Schools minister Nick Gibb has welcomed the news, however, with the figure representing a fall of about 5,000 from last year.
Across England in September, close to one-in-seven secondary school pupils will begin life at a secondary school that was not their number one choice, with 85.3 per cent given a place at the school that was top of their list.
The vast majority (95.9 per cent) will be able to attend a school that was in their list of three preferred schools.
Over 503,000 school children in England were offered places at secondary schools on March 1st and the figures are based on the National Offer Day data from 151 local authorities.
Commenting on the statistics, Mr Gibb said he was pleased that more pupils are gaining a place at their preferred school, but said that there was still work to do to make this a reality for every child.
"Parents are faced with an extremely competitive and stressful process for securing a place for their children," he said.
"We want to ease this pressure by creating more good school places, which is the driver behind all our reforms to the education system."

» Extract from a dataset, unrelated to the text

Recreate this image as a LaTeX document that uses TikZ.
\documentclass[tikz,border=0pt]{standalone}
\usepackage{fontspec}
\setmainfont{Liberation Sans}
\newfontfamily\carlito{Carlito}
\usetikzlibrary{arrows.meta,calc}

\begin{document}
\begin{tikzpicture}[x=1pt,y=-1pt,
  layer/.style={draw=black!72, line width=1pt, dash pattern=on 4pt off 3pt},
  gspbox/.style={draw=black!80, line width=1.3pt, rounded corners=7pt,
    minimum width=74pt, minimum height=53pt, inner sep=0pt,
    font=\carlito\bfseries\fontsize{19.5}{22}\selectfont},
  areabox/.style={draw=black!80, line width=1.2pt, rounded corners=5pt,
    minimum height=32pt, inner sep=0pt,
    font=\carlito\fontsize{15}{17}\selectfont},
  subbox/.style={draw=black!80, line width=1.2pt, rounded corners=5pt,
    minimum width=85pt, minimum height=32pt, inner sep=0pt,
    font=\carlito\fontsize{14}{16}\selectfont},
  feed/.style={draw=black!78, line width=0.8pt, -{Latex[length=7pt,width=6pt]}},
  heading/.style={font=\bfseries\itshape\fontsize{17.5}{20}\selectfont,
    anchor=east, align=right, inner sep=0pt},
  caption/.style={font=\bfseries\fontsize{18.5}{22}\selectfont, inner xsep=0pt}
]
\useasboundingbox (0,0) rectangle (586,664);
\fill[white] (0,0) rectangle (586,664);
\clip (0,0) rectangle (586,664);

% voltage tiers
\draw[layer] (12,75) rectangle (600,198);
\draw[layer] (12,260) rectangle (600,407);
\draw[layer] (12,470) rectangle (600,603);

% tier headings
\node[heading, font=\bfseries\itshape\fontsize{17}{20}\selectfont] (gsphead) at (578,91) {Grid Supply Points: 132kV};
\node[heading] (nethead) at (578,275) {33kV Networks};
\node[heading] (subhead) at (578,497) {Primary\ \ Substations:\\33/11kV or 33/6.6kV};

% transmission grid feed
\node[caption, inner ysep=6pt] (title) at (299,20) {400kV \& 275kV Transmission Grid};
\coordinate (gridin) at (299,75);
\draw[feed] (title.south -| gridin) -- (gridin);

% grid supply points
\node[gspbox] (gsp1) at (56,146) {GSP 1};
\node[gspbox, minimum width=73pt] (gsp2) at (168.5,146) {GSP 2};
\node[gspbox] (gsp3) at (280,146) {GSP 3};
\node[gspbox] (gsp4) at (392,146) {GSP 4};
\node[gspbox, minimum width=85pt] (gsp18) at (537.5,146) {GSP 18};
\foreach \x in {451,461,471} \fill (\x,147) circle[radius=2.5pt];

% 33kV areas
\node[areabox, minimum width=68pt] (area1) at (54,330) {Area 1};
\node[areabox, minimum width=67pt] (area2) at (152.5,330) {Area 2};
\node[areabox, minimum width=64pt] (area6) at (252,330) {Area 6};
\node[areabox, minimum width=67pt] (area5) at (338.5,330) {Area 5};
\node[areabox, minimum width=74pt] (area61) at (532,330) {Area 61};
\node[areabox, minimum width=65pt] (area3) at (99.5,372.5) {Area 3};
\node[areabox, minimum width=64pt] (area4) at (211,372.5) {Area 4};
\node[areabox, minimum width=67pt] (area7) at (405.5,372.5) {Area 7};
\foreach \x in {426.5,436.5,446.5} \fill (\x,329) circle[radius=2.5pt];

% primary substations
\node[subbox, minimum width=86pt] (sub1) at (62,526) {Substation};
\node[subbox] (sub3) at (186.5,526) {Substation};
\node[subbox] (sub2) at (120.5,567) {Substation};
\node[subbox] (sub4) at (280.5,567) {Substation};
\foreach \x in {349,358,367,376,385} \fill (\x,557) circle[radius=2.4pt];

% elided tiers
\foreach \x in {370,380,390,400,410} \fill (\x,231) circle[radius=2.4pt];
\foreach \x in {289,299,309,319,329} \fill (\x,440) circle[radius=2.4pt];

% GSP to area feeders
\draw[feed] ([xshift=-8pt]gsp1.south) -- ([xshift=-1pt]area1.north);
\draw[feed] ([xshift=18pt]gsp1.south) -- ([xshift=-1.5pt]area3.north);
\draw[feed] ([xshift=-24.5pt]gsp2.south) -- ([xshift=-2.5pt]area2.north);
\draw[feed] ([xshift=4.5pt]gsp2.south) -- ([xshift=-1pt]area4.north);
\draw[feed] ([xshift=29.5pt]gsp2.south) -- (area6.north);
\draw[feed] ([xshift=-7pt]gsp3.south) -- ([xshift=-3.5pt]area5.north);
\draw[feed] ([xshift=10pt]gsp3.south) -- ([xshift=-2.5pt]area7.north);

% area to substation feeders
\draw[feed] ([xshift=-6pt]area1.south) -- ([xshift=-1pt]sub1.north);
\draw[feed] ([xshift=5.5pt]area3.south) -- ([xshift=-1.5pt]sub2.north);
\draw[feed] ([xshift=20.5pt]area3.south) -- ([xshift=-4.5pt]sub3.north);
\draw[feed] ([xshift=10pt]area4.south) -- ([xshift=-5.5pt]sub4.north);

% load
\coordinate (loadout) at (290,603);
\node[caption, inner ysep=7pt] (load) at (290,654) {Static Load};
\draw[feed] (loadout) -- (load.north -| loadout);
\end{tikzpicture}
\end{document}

He said that the new admissions code will allow outstanding schools to open up more places, while new powers to deal with bad behaviour are enabling people in education jobs to focus more of their time on teaching.
"Academies and Free Schools have given parents more choice of good school places," the Conservative MP added.
The figures also reveal that the north-east region comes top of the table when it comes to children achieving a place at their first choice secondary, with 95.1 per cent offered a place at their preferred school.
Perhaps unsurprisingly, pupils in London have the lowest chance of gaining a place at their number one school, with 67.2 per cent of new secondary school pupils set to attend their first choice in September. However, this represents an improvement of 1.3 per cent on last year.